§ Short task: In the entries below, find the lines with the word "this" and copy them.

>>>>>

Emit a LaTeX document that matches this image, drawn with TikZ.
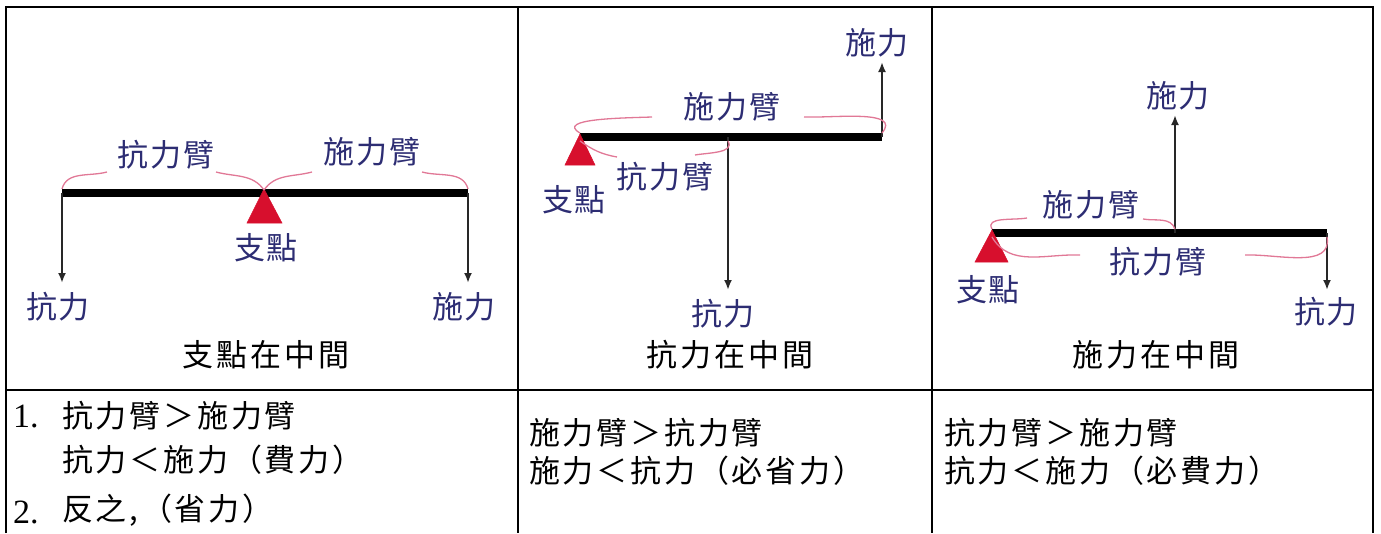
\documentclass[tikz,border=0pt]{standalone}
\usepackage{fontspec}
\usetikzlibrary{arrows.meta}
\newfontfamily\cjktab[LetterSpace=9]{Noto Sans CJK TC}
\newfontfamily\cjklab[LetterSpace=6]{Noto Sans CJK TC}
\newfontfamily\numfont{Liberation Serif}
\definecolor{navy}{RGB}{45,45,115}
\definecolor{arcpink}{RGB}{225,120,150}
\definecolor{fulcred}{RGB}{215,15,45}
\definecolor{arrowgray}{RGB}{40,40,40}
\tikzset{
  tablegrid/.style={line width=2.6pt,black},
  beam/.style={line width=8pt,black},
  fulcrum/.style={fill=fulcred,draw=fulcred,line width=0.5pt},
  force/.style={line width=2.2pt,arrowgray,-{Latex[length=10pt,width=8pt]}},
  armarc/.style={line width=1.3pt,arcpink},
  lab/.style={font=\cjklab\fontsize{31}{31}\selectfont,text=navy,inner sep=0pt},
  tabtext/.style={font=\cjktab\fontsize{31}{31}\selectfont,text=black,inner sep=0pt,anchor=west},
  captext/.style={font=\cjktab\fontsize{31}{31}\selectfont,text=black,inner sep=0pt},
  numtext/.style={font=\numfont\fontsize{34}{34}\selectfont,text=black,inner sep=0pt,anchor=west}
}
\begin{document}
\begin{tikzpicture}[x=1pt,y=-1pt]
\useasboundingbox (0,0) rectangle (1381,533);
% table grid
\coordinate (tl) at (6,7); \coordinate (tr) at (1373,7);
\coordinate (bl) at (6,533); \coordinate (br) at (1373,533);
\coordinate (c1t) at (518,7); \coordinate (c1b) at (518,533);
\coordinate (c2t) at (932,7); \coordinate (c2b) at (932,533);
\coordinate (hl) at (6,390); \coordinate (hr) at (1373,390);
\draw[tablegrid] (bl) -- (tl) -- (tr) -- (br);
\draw[tablegrid] (c1t) -- (c1b);
\draw[tablegrid] (c2t) -- (c2b);
\draw[tablegrid] (hl) -- (hr);

% ===== cell 1: fulcrum in middle =====
\coordinate (aL) at (62,193); \coordinate (aR) at (468,193); \coordinate (aF) at (264,193);
\draw[beam] (aL) -- (aR);
\filldraw[fulcrum] (264,189) coordinate (aApex) -- (247,223) coordinate (aB1) -- (282,223) coordinate (aB2) -- cycle;
\node[lab] (aFul) at (266,248) {支點};
\coordinate (aLe) at (62,283); \coordinate (aRe) at (468,283);
\draw[force] (aL) -- (aLe);
\draw[force] (aR) -- (aRe);
\node[lab] (aRes) at (58,307) {抗力};
\node[lab] (aEff) at (464,307) {施力};
\node[lab] (aRA) at (166,155) {抗力臂};
\node[lab] (aEA) at (372,152) {施力臂};
\draw[armarc] (62,189) to[out=75,in=195] (107,172);
\draw[armarc] (216,172) to[out=-15,in=125] (264,190);
\draw[armarc] (264,190) to[out=55,in=195] (312,172);
\draw[armarc] (422,172) to[out=-15,in=105] (468,189);

% ===== cell 2: resistance in middle =====
\coordinate (bL) at (580,137); \coordinate (bR) at (882,137); \coordinate (bM) at (728,137);
\draw[beam] (bL) -- (bR);
\filldraw[fulcrum] (580,134) -- (565,165) -- (595,165) -- cycle;
\node[lab] (bFul) at (574,200) {支點};
\coordinate (bUe) at (882,62); \coordinate (bDe) at (728,290);
\draw[force] (bR) -- (bUe);
\draw[force] (bM) -- (bDe);
\node[lab] (bEff) at (877,43) {施力};
\node[lab] (bRes) at (723,314) {抗力};
\node[lab] (bEA) at (732,107) {施力臂};
\node[lab] (bRA) at (665,177) {抗力臂};
\draw[armarc] (580,133) to[out=150,in=182] (652,117);
\draw[armarc] (804,117) to[out=-2,in=50] (882,133);
\draw[armarc] (580,141) to[out=-35,in=170] (617,157);
\draw[armarc] (695,155) to[out=10,in=-60] (728,141);

% ===== cell 3: effort in middle =====
\coordinate (cL) at (992,233); \coordinate (cR) at (1327,233); \coordinate (cM) at (1175,233);
\draw[beam] (cL) -- (cR);
\filldraw[fulcrum] (992,230) -- (975,262) -- (1008,262) -- cycle;
\node[lab] (cFul) at (988,290) {支點};
\coordinate (cUe) at (1175,115); \coordinate (cDe) at (1327,290);
\draw[force] (cM) -- (cUe);
\draw[force] (cR) -- (cDe);
\node[lab] (cEff) at (1178,96) {施力};
\node[lab] (cRes) at (1326,312) {抗力};
\node[lab] (cEA) at (1091,205) {施力臂};
\node[lab] (cRA) at (1158,262) {抗力臂};
\draw[armarc] (992,229) to[out=120,in=190] (1027,218);
\draw[armarc] (1143,219) to[out=-10,in=110] (1175,229);
\draw[armarc] (992,237) to[out=-60,in=178] (1080,255);
\draw[armarc] (1245,255) to[out=2,in=-80] (1327,237);

% captions
\node[captext] (cap1) at (266,355) {支點在中間};
\node[captext] (cap2) at (730,355) {抗力在中間};
\node[captext] (cap3) at (1156,355) {施力在中間};

% bottom row texts
\node[numtext] (n1) at (13,417) {1.};
\node[tabtext] (t1a) at (62,416) {抗力臂＞施力臂};
\node[tabtext] (t1b) at (62,460) {抗力＜施力（費力）};
\node[numtext] (n2) at (13,512) {2.};
\node[tabtext] (t1c) at (62,510) {反之,（省力）};
\node[tabtext] (t2a) at (529,433) {施力臂＞抗力臂};
\node[tabtext] (t2b) at (529,471) {施力＜抗力（必省力）};
\node[tabtext] (t3a) at (944,433) {抗力臂＞施力臂};
\node[tabtext] (t3b) at (944,471) {抗力＜施力（必費力）};
\end{tikzpicture}
\end{document}
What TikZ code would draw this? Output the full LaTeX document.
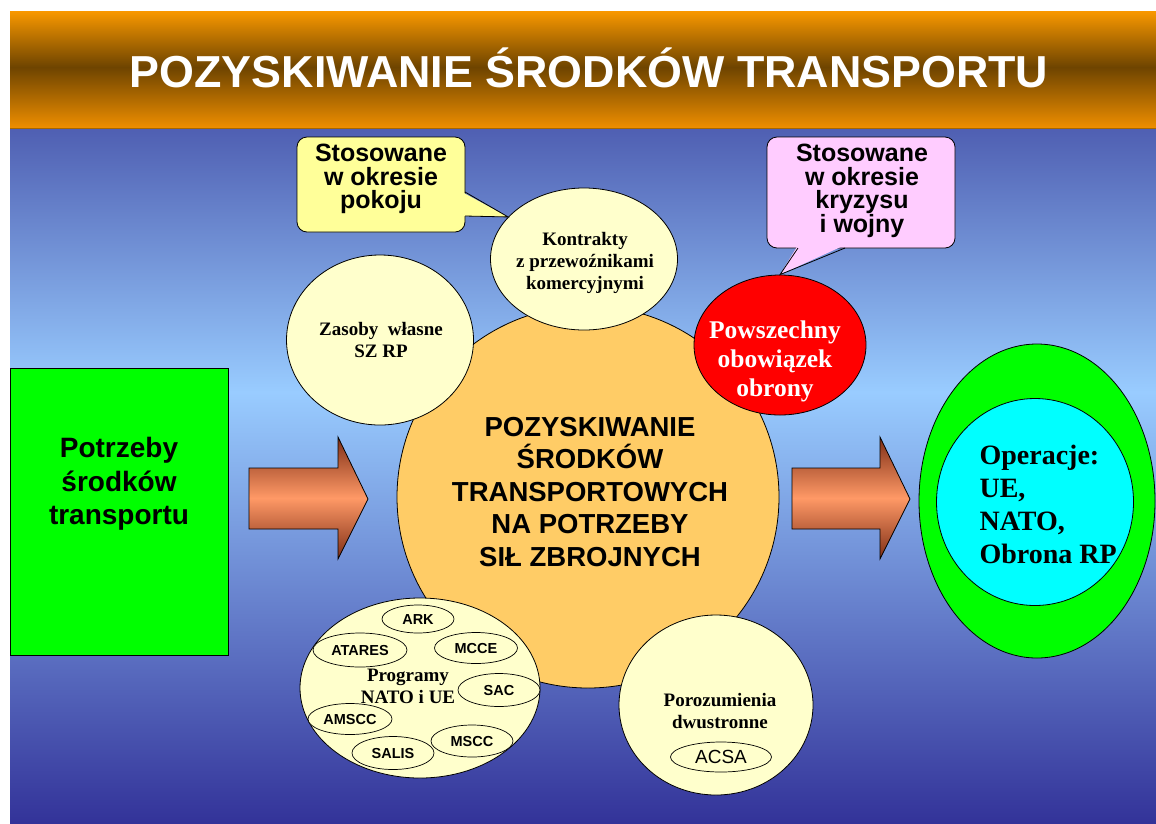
\documentclass[tikz,border=0pt]{standalone}
\usepackage{fontspec}
\setmainfont{Liberation Serif}
\setsansfont{Liberation Sans}
\usetikzlibrary{shapes.geometric}

% palette
\definecolor{bgtop}{HTML}{4F5FB2}
\definecolor{bglight}{HTML}{99CCFF}
\definecolor{bgdark}{HTML}{333399}
\definecolor{bandlight}{HTML}{F99800}
\definecolor{bandlow}{HTML}{EE8E00}
\definecolor{banddark}{HTML}{6E4400}
\definecolor{arrdark}{HTML}{7E2E16}
\definecolor{arrlight}{HTML}{FF9966}
\definecolor{core}{HTML}{FFCC66}
\definecolor{cream}{HTML}{FFFFCC}
\definecolor{calloutyellow}{HTML}{FFFF99}
\definecolor{calloutpink}{HTML}{FFCCFF}
\definecolor{alarm}{HTML}{FF0000}
\definecolor{vivid}{HTML}{00FF00}
\definecolor{aqua}{HTML}{00FFFF}

% gradients (the path box maps onto 25bp..75bp)
\pgfdeclareverticalshading{slidebg}{100bp}{color(0bp)=(bgdark); color(25bp)=(bgdark); color(56bp)=(bglight); color(75bp)=(bgtop); color(100bp)=(bgtop)}
\pgfdeclareverticalshading{titleband}{100bp}{color(0bp)=(bandlow); color(25bp)=(bandlow); color(51bp)=(banddark); color(75bp)=(bandlight); color(100bp)=(bandlight)}
\pgfdeclareverticalshading{arrowfill}{100bp}{color(0bp)=(arrdark); color(25bp)=(arrdark); color(50bp)=(arrlight); color(75bp)=(arrdark); color(100bp)=(arrdark)}

\tikzset{
  outline/.style={draw=black, line width=0.8pt},
  blob/.style={ellipse, outline, inner sep=0pt},
  satellite/.style={blob, fill=cream},
  progitem/.style={ellipse, draw=black, line width=0.7pt, fill=cream, inner sep=0pt,
    font=\sffamily\bfseries\fontsize{14.5}{16}\selectfont},
  serifnote/.style={align=center, font=\rmfamily\bfseries\fontsize{19}{22}\selectfont},
  calloutbox/.style={rectangle, rounded corners=10pt, outline, inner sep=0pt},
  callouttext/.style={align=center, font=\sffamily\bfseries\fontsize{25}{23.5}\selectfont},
  bigarrow/.style={outline, shading=arrowfill},
}

\begin{document}
\begin{tikzpicture}[x=1pt, y=-1pt]
\useasboundingbox (0,0) rectangle (1156,823);
\fill[white] (0,0) rectangle (1156,823);

% slide background and title band
\shade[shading=slidebg] (10,128) rectangle (1156,823);
\shade[shading=titleband] (10,11) rectangle (1156,128);
\draw[color=banddark!60!bandlight, line width=1.2pt] (10,128.5) -- (1156,128.5);
\node[anchor=base, text=white, inner sep=0pt,
  font=\sffamily\bfseries\fontsize{44.8}{44.8}\selectfont] (title) at (589,87)
  {POZYSKIWANIE ŚRODKÓW TRANSPORTU};

% left box: needs
\node[rectangle, outline, fill=vivid, minimum width=218pt, minimum height=287pt,
  anchor=north west, inner sep=0pt] (needs) at (10,368) {};
\node[align=center, font=\sffamily\bfseries\fontsize{28}{33.5}\selectfont] (needstxt)
  at (119,484) {Potrzeby\\środków\\transportu};

% block arrows
\shadedraw[bigarrow] (249,468) -- (338,468) -- (338,437) -- (368,499)
  -- (338,559) -- (338,529) -- (249,529) -- cycle;
\shadedraw[bigarrow] (792,468) -- (880,468) -- (880,437) -- (910,499)
  -- (880,559) -- (880,529) -- (792,529) -- cycle;

% central circle
\node[circle, outline, fill=core, minimum size=382pt, inner sep=0pt] (core) at (588,497) {};
\node[align=center, font=\sffamily\bfseries\fontsize{27.5}{32.5}\selectfont] (coretxt)
  at (590,492) {POZYSKIWANIE\\ŚRODKÓW\\TRANSPORTOWYCH\\NA POTRZEBY\\SIŁ ZBROJNYCH};

% satellites
\node[satellite, minimum width=187pt, minimum height=142pt] (kontr) at (584,259) {};
\node[serifnote] (kontrtxt) at (585,263) {Kontrakty\\z przewoźnikami\\komercyjnymi};

\node[satellite, minimum width=187pt, minimum height=170pt] (own) at (380,340) {};
\node[serifnote] (owntxt) at (381,340) {Zasoby\ \ własne\\SZ RP};

\node[blob, fill=alarm, minimum width=172pt, minimum height=140pt] (duty) at (780,345) {};
\node[align=center, text=white, font=\rmfamily\bfseries\fontsize{25.5}{29}\selectfont]
  (dutytxt) at (775,361) {Powszechny\\obowiązek\\obrony};

\node[satellite, minimum width=240pt, minimum height=180pt] (prog) at (420,688) {};
\node[progitem, minimum width=72pt,  minimum height=28pt] (ark)    at (418,619) {ARK};
\node[progitem, minimum width=94pt,  minimum height=34pt] (atares) at (360,650) {ATARES};
\node[progitem, minimum width=83pt,  minimum height=31pt] (mcce)   at (476,648) {MCCE};
\node[progitem, minimum width=82pt,  minimum height=33pt] (sac)    at (499,690) {SAC};
\node[progitem, minimum width=84pt,  minimum height=31pt] (amscc)  at (350,719) {AMSCC};
\node[progitem, minimum width=82pt,  minimum height=32pt] (mscc)   at (472,741) {MSCC};
\node[progitem, minimum width=82pt,  minimum height=33pt] (salis)  at (393,753) {SALIS};
\node[serifnote] (progtxt) at (408,686) {Programy\\NATO i UE};

\node[satellite, minimum width=194pt, minimum height=180pt] (bilat) at (716,705) {};
\node[serifnote] (bilattxt) at (720,711) {Porozumienia\\dwustronne};
\node[ellipse, draw=black, line width=0.7pt, inner sep=0pt, minimum width=101pt,
  minimum height=30pt, font=\sffamily\fontsize{19}{21}\selectfont] (acsa) at (721,757) {ACSA};

% operations target
\node[blob, fill=vivid, minimum width=236pt, minimum height=314pt] (ops) at (1037,501) {};
\node[blob, fill=aqua, minimum width=197pt, minimum height=207pt] (opsin) at (1035,502) {};
\node[anchor=west, align=left, font=\rmfamily\bfseries\fontsize{28}{33}\selectfont]
  (opstxt) at (976,504.5) {Operacje:\\UE,\\NATO,\\Obrona RP};

% callout: peace time
\node[calloutbox, fill=calloutyellow, minimum width=168pt, minimum height=95pt] (peace) at (381,184.5) {};
\coordinate (peacetip) at (kontr.151);
\fill[calloutyellow] (462,192) -- (peacetip) -- (462,216) -- cycle;
\draw[line width=0.8pt] (465,192) -- (peacetip) -- (465,216);
\node[callouttext] (peacetxt) at (381,179) {Stosowane\\w okresie\\pokoju};

% callout: crisis and war
\node[calloutbox, fill=calloutpink, minimum width=188pt, minimum height=111pt] (crisis) at (861,192.5) {};
\coordinate (crisistip) at (duty.north);
\fill[calloutpink] (798,245) -- (crisistip) -- (845,245) -- cycle;
\draw[line width=0.8pt] (798,248) -- (crisistip) -- (845,248);
\node[callouttext] (crisistxt) at (862,191) {Stosowane\\w okresie\\kryzysu\\i wojny};
\end{tikzpicture}
\end{document}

<<<<<

§ Worked answer:
Emit a LaTeX document that matches this image, drawn with TikZ.
What TikZ code would draw this? Output the full LaTeX document.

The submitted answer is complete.